* **Data supplied**
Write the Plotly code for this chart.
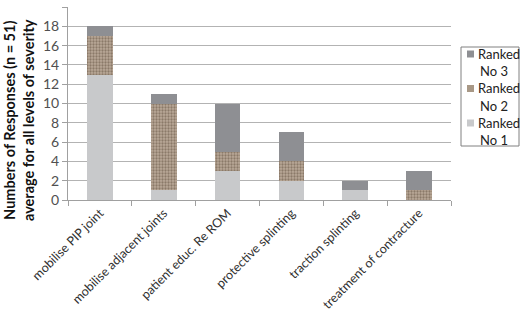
...
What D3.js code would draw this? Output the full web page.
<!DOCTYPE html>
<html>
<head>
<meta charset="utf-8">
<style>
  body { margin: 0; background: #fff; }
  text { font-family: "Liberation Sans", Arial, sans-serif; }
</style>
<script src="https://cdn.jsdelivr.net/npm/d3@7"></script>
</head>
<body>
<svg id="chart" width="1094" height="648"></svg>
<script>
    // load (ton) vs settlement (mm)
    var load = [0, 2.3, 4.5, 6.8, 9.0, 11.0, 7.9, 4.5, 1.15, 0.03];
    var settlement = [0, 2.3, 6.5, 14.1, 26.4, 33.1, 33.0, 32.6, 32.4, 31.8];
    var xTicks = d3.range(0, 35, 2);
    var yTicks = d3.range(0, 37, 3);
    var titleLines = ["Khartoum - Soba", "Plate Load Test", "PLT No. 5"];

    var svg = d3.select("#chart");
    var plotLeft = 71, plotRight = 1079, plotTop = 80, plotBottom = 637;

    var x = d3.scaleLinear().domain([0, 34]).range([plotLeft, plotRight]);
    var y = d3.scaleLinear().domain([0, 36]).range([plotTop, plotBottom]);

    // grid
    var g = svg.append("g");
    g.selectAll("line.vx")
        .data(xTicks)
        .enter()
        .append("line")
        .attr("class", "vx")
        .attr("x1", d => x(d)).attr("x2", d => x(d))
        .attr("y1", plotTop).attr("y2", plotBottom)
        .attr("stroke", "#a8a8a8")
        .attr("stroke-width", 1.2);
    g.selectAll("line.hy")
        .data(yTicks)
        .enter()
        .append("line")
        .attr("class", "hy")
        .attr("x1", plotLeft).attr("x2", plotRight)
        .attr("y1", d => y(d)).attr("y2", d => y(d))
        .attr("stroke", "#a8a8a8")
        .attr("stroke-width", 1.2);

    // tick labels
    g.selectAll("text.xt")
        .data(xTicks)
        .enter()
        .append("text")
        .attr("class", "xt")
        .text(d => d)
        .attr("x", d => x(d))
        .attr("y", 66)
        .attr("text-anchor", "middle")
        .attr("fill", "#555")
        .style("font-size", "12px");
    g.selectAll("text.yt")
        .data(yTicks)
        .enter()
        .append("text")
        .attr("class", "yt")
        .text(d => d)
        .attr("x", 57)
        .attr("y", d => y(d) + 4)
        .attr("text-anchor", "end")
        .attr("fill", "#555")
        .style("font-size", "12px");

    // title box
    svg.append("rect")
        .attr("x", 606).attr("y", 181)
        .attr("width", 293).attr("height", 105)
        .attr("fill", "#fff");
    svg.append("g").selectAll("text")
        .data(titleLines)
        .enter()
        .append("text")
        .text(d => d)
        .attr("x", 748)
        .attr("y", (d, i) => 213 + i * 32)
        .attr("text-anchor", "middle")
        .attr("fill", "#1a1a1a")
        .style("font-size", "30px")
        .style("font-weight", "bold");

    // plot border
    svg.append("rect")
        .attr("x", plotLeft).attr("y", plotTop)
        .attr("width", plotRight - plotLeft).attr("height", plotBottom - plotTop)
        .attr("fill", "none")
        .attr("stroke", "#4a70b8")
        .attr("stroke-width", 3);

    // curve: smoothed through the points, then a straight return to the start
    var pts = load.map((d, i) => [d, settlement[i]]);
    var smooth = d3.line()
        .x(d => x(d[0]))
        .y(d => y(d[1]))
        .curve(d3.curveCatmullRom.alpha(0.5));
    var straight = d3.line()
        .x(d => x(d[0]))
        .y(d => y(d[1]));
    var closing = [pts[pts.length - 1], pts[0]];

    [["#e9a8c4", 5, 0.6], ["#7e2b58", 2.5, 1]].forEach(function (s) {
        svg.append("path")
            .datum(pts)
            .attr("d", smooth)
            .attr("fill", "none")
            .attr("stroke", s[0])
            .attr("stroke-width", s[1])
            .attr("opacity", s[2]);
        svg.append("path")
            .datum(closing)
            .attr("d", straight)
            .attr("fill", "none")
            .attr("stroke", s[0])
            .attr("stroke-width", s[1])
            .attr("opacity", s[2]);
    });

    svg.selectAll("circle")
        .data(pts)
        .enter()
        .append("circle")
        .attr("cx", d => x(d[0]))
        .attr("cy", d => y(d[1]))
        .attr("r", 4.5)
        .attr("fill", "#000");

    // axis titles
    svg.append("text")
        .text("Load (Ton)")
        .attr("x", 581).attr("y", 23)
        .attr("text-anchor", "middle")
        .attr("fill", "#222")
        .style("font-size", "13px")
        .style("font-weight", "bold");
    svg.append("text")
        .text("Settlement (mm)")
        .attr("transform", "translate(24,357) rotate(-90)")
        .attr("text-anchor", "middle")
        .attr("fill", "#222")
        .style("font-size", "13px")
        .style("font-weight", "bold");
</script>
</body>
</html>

* **What the task requires**
Would you quote everything above from the line containing "What D3.js code" down to the line containing "d3.scaleLinear().domain([0, 36]).range([plotTop, plotBottom]);"? Include both of those lines and nothing else.

* **Answer to this task**
What D3.js code would draw this? Output the full web page.
<!DOCTYPE html>
<html>
<head>
<meta charset="utf-8">
<style>
  body { margin: 0; background: #fff; }
  text { font-family: "Liberation Sans", Arial, sans-serif; }
</style>
<script src="https://cdn.jsdelivr.net/npm/d3@7"></script>
</head>
<body>
<svg id="chart" width="1094" height="648"></svg>
<script>
    // load (ton) vs settlement (mm)
    var load = [0, 2.3, 4.5, 6.8, 9.0, 11.0, 7.9, 4.5, 1.15, 0.03];
    var settlement = [0, 2.3, 6.5, 14.1, 26.4, 33.1, 33.0, 32.6, 32.4, 31.8];
    var xTicks = d3.range(0, 35, 2);
    var yTicks = d3.range(0, 37, 3);
    var titleLines = ["Khartoum - Soba", "Plate Load Test", "PLT No. 5"];

    var svg = d3.select("#chart");
    var plotLeft = 71, plotRight = 1079, plotTop = 80, plotBottom = 637;

    var x = d3.scaleLinear().domain([0, 34]).range([plotLeft, plotRight]);
    var y = d3.scaleLinear().domain([0, 36]).range([plotTop, plotBottom]);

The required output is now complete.